The DOT received over 6,000 informal complaints and 89 formal complaints against Air Canada’s no-refund policy for flights that were to or from the US. Passengers can make informal and/or formal complaints to the DOT when they feel wronged by an airline if travel is to, from, or through the US.
The DOT investigated the 89 formal complaints and found that 85 complaints were meritorious. They also found that at least 5,110 total violations were meritorious.
As such, the DOT says they can fine Air Canada up to $34,184 per violation, for a total maximum fine of $174,680,240.
The DOT says they will actually seek a penalty of $5,000 per violation, or $25.5 million.

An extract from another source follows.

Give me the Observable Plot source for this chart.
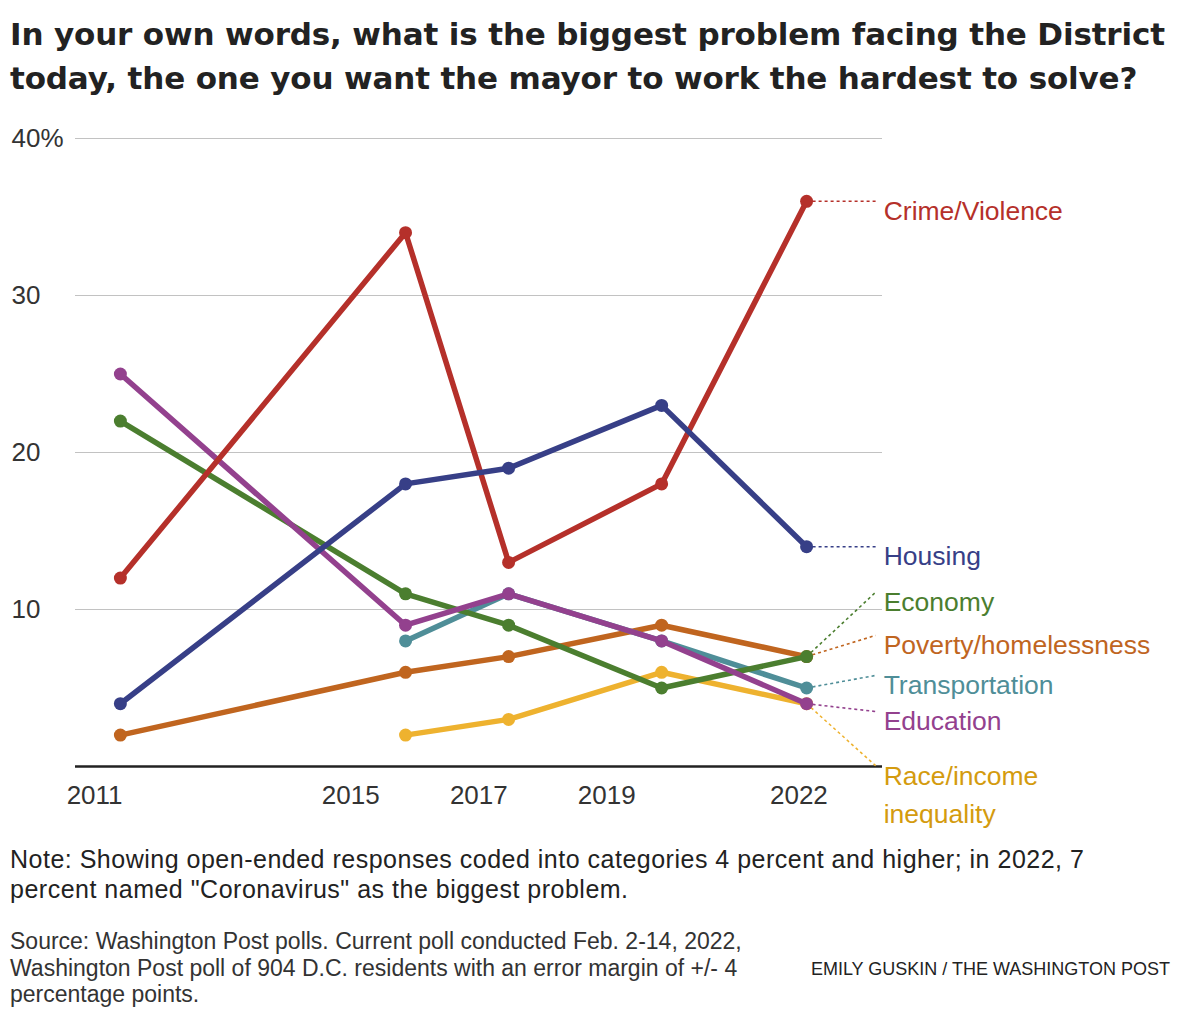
<!DOCTYPE html>
<html>
<head>
<meta charset="utf-8">
<script src="https://cdn.jsdelivr.net/npm/d3@7"></script>
<script src="https://cdn.jsdelivr.net/npm/@observablehq/plot@0.6"></script>
<style>
  html, body { margin: 0; padding: 0; background: #fff; }
  #wrap { position: relative; width: 1180px; height: 1020px; font-family: "Liberation Sans", Arial, sans-serif; color: #222; }
  #title { position: absolute; left: 10px; top: 12px; font-family: "DejaVu Sans", sans-serif; font-size: 31px; line-height: 44px; font-weight: bold; color: #222; white-space: nowrap; }
  #title span { display: block; }
  #chart { position: absolute; left: 0; top: 110px; }
  #note { position: absolute; left: 10px; top: 844px; font-size: 25px; line-height: 30px; color: #222; white-space: nowrap; letter-spacing: 0.5px; }
  #source { position: absolute; left: 10px; top: 928px; font-size: 23px; line-height: 26.5px; color: #333; white-space: nowrap; }
  #credit { position: absolute; right: 10px; top: 958px; font-size: 18px; line-height: 22px; color: #222; white-space: nowrap; }
</style>
</head>
<body>
<div id="wrap">
  <div id="title"><span id="t1">In your own words, what is the biggest problem facing the District</span><span id="t2">today, the one you want the mayor to work the hardest to solve?</span></div>
  <div id="chart"></div>
  <div id="note">Note: Showing open-ended responses coded into categories 4 percent and higher; in 2022, 7<br>percent named "Coronavirus" as the biggest problem.</div>
  <div id="source">Source: Washington Post polls. Current poll conducted Feb. 2-14, 2022,<br>Washington Post poll of 904 D.C. residents with an error margin of +/- 4<br>percentage points.</div>
  <div id="credit">EMILY GUSKIN / THE WASHINGTON POST</div>
</div>
<script>
// ---- Data ----
const pollDates = ["2011-05-28", "2015-11-10", "2017-06-20", "2019-11-10", "2022-02-14"];
const xTickYears = [2011, 2015, 2017, 2019, 2022];
const yTicks = [10, 20, 30, 40];

const crime = [12, 34, 13, 18, 36];
const housing = [4, 18, 19, 23, 14];
const economy = [22, 11, 9, 5, 7];
const poverty = [2, 6, 7, 9, 7];
const transportation = [null, 8, 11, 8, 5];
const education = [25, 9, 11, 8, 4];
const race = [null, 2, 3, 6, 4];

// draw order (bottom to top)
const seriesNames = ["Race/income inequality", "Poverty/homelessness", "Transportation", "Economy", "Education", "Crime/Violence", "Housing"];
const seriesValues = [race, poverty, transportation, economy, education, crime, housing];
const seriesColors = ["#eeb22f", "#c0651f", "#4f8e98", "#4b7e2f", "#93418e", "#b5302a", "#373f87"];
const labelColors = ["#d49b0e", "#c0651f", "#4f8e98", "#4b7e2f", "#93418e", "#b5302a", "#373f87"];
const labelTexts = ["Race/income\ninequality", "Poverty/homelessness", "Transportation", "Economy", "Education", "Crime/Violence", "Housing"];
// label anchor positions (y in chart units) for the end labels – layout
const labelAnchorY = [0.05, 8.35, 5.8, 11.1, 3.5, 36, 14];
const labelAnchorDate = new Date("2023-03-15");

// ---- Build ----
const rowsBySeries = seriesNames.map((name, s) =>
  pollDates.map((d, i) => ({category: name, date: new Date(d), value: seriesValues[s][i]}))
    .filter(r => r.value != null)
);

const labels = seriesNames.map((name, s) => {
  const rows = rowsBySeries[s];
  const last = rows[rows.length - 1];
  return {name, text: labelTexts[s], color: labelColors[s], lineColor: seriesColors[s],
          x1: last.date, y1: last.value, x2: labelAnchorDate, y2: labelAnchorY[s]};
});

const marks = [
  Plot.ruleY(yTicks, {stroke: "#c2c2c2", strokeWidth: 1}),
  Plot.ruleY([0], {stroke: "#222", strokeWidth: 2.5}),
  Plot.text(yTicks, {y: d => d, frameAnchor: "left", dx: -64, textAnchor: "start",
    text: d => d === 40 ? "40%" : String(d), fontSize: 26, fill: "#333"}),
  Plot.text(xTickYears, {x: d => new Date(Date.UTC(d, 0, 1)), frameAnchor: "bottom", dy: 29,
    text: d => String(d), fontSize: 26, fill: "#333", lineAnchor: "middle"}),
  Plot.link(labels, {x1: "x1", y1: "y1", x2: "x2", y2: "y2", stroke: d => d.lineColor,
    strokeWidth: 1.6, strokeDasharray: "3,3"})
];

rowsBySeries.forEach((rows, s) => {
  marks.push(Plot.line(rows, {x: "date", y: "value", stroke: seriesColors[s], strokeWidth: 5.5, strokeLinejoin: "round"}));
  marks.push(Plot.dot(rows, {x: "date", y: "value", r: 6.5, fill: seriesColors[s], stroke: "none"}));
});

const singleLine = labels.filter(d => !d.text.includes("\n"));
const multiLine = labels.filter(d => d.text.includes("\n"));
marks.push(Plot.text(singleLine, {x: "x2", y: "y2", text: "text", fill: d => d.color, dx: 8, dy: 10,
  textAnchor: "start", lineAnchor: "middle", fontSize: 26.5}));
marks.push(Plot.text(multiLine, {x: "x2", y: "y2", text: "text", fill: d => d.color, dx: 8, dy: -8,
  textAnchor: "start", lineAnchor: "top", lineHeight: 1.45, fontSize: 26.5}));

const chart = Plot.plot({
  width: 1180,
  height: 725,
  marginLeft: 75,
  marginRight: 298,
  marginTop: 28,
  marginBottom: 69,
  style: {fontFamily: "'Liberation Sans', Arial, sans-serif", background: "transparent", overflow: "visible"},
  x: {type: "utc", domain: [new Date("2010-09-14"), new Date("2023-04-23")], axis: null},
  y: {domain: [0, 40], axis: null},
  marks
});
document.getElementById("chart").appendChild(chart);

// fit title line 1 to the reference width
(function fitTitle() {
  const t1 = document.getElementById("t1");
  const t2 = document.getElementById("t2");
  const r = document.createRange();
  r.selectNodeContents(t1);
  const w = r.getBoundingClientRect().width;
  const target = 1155;
  const n = t1.textContent.length - 1;
  const ls = Math.max(-1, Math.min(3, (target - w) / n));
  t1.style.letterSpacing = ls + "px";
  t2.style.letterSpacing = ls + "px";
})();
</script>
</body>
</html>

In this notice of administrative action filed today the 85 formal complaints found meritorious are listed. Interestingly, the DOT notes that Air Canada offered some of them expedited refunds if they agreed to withdraw their DOT complaints. The DOT notes that they consider all meritorious formal and informal complaints that point of violations of US law even if they are later withdrawn.
They also note that penalties are owed to the US Treasury, not to individual complainants, so a withdrawn complaint doesn’t have an effect on penalties as the complainant can’t waive the rights to a penalty that wouldn’t go to them anyway, though they still have the right to a refund as per US law.
I’m sure that Air Canada will appeal the size of the fine, but it’s great to see the DOT enforcing their laws and guidance that were made to protect consumers!
I think there were a couple big reasons for the big fine.
First of all, Air Canada really poked the bear by responding to an formal complaint by saying the DOT didn’t have the legal right to enforce their guidance.
Second, 89 formal complaints is a ton. Most airlines didn’t get any formal complaints, so a number like that is sure to attract the DOT’s attention. Most of these formal complaints appear to be against Air Canada and WestJet.
It’s a good reminder that filing a formal complaint will make sure your case sees the light of day.
Do you think the DOT will go after any other airlines that refused refunds during the pandemic? Are you still waiting for any refunds for flights that were cancelled or changed by the airline?